Methods: An anonymous, online survey was distributed to all IM residents at our institution to measure baseline PrEP awareness and prescribing patterns. A comprehensive PrEP lecture was formulated with assistance from infectious diseases (ID) faculty; focus was paid to addressing concerns about cost, safety, risk behavior compensation, and drug resistance. The lecture was made available electronically to those unable to attend the live session. PrEP knowledge and prescribing attitudes were measured and compared pre- and post-lecture. Fisher’s exact test was used for descriptive statistics.
Results: Of 97 initial surveys distributed, 41 were completed. A majority of respondents were aware of PrEP (68%). A modest number had either prescribed PrEP or referred a prospective patient to an ID specialist in the prior year (15%). The majority preferred to learn about PrEP with a dedicated didactic session (76%). Compared with baseline data, following the lecture, residents were better able to identify both the number of daily pills required (100% vs 49%, p = 0.007) and the proper medication regimen (100% vs 49%, p = 0.007); there was no significant difference in self-reported comfort with providing PrEP (89 vs 65%, p = 0.25). In the post-lecture survey, nearly half reported a preference to refer a PrEP candidate to an ID specialist or PrEP clinic (43%).

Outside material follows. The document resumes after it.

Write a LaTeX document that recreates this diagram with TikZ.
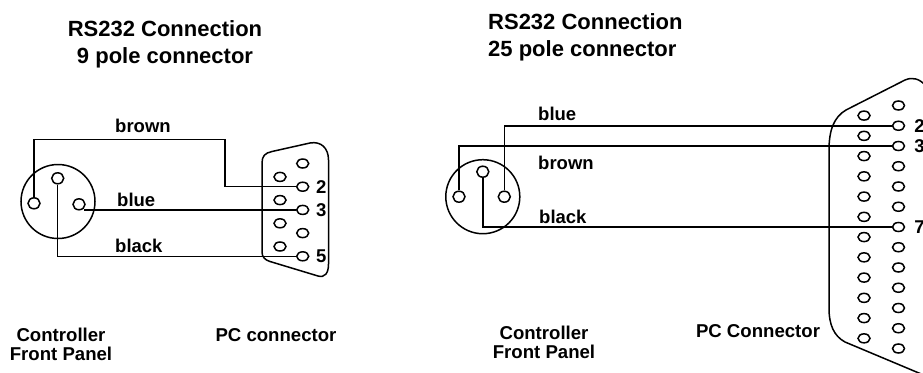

Conclusion: These findings suggest value in providing PrEP education to IM trainees, but indicate that a single lecture may not be effective for ultimately improving its adoption by this important group of physicians. Determining the optimal method for incorporating PrEP into residency curricula deserves further study. Despite efforts to expand PrEP into the realm of primary care, many of these physicians may continue to defer management of these patients to ID/HIV clinicians.